The Wi-Fi Warning To Be Aware Of Before Signing On At An Airport

Criminals never seem to run out of ways to scam and cheat people, including at the airport. No, we're not talking about the price of water bottles (even though it feels like we're being robbed). In past articles, we've written about technology dangers at airports (like juice-jacking); but today, we need to chat about internet usage, particularly the Wi-Fi networks you're logging in to.

If you've ever been sitting at a gate waiting for your flight, you know how slow video content can be on apps like TikTok, Instagram, or YouTube. So slow that you might have been tempted to try the airport Wi-Fi (which, if we're being honest, usually isn't much better). If you're tech-savvy, then you might already be aware of the dangers of using airport Wi-Fi. If you haven't heard about this yet, we're here to fill you in. Wi-Fi networks at the airport are just another way bad actors can access your private data and steal your personal information.

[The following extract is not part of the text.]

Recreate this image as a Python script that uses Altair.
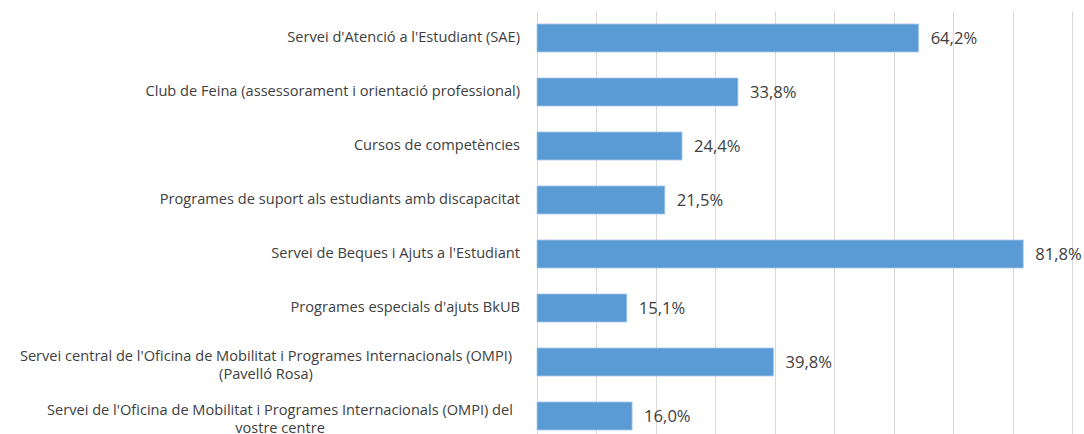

How do they do this? By setting up Wi-Fi networks that look like the real thing and getting you to sign in to them. When you sign in, data thieves can see everything you do and pick up sensitive information, such as log-in info. If you're checking a bank statement or work emails, this could end up being a very bad time for you. So, how do you pick out the real networks from the fakes? We'll cover everything below.

Avoid fake Wi-Fi networks with a discerning eye

Luckily for us, many criminals are not very good at what they do. It's usually pretty easy to pick out the fake networks from the real ones. So, why do travelers still click on shady-looking network names? Because they're jet-lagged, dealing with tired or overstimulated kids, overwhelmed with trying to find their gate or flight information, or all of the above. Distracted and tired travelers are prime targets for Wi-Fi network scams — and scams in general.

Even if you're surviving on your last bit of energy, we encourage you to watch out for certain signs of "evil twin" networks, as they're called. These networks are usually similar to the correct Wi-Fi name, but they might use strange or incorrect spelling ("SBUCKS FReE Wi-Fi" is probably not the real Starbucks Wi-Fi), different numbers or capitalization, or odd special characters. If the network is especially slow, it could mean that the connection is being routed through a hacker's mobile phone.

Check around your terminal to see if you can spot signs that display the airport network's name and only use that one. It's also very common for real Wi-Fi networks to require an email to log in. In some cases, you'll also receive an email verification.

When in doubt, use a VPN and surf safely

If you ever connect to a public Wi-Fi, regardless of whether it's a legitimate network or not, assume that your activity is being monitored. Don't log in to platforms with sensitive information or where your personal data may be displayed. There's always a chance someone is watching what you're doing.

Another good habit to keep in mind is to only access websites that use HTTPS encryption, which is very commonplace nowadays. If a website doesn't use HTTPS, most browsers will display a warning. If you trust the website and decide to access it anyway, do so at your discretion and avoid inputting any personal information.

Ultimately, the best way to keep your computer and other Wi-Fi-enabled devices safe is to use a VPN, or Virtual Personal Network. A VPN works by creating a sub-network on your device and encrypting your data so that when you do access a network, your information can't be accessed by any external parties. There are many VPNs on the market that offer similar levels of protection against hackers and data thieves. They can usually be purchased and set up in less than 15 minutes. This is a no-brainer if you care about protecting your data.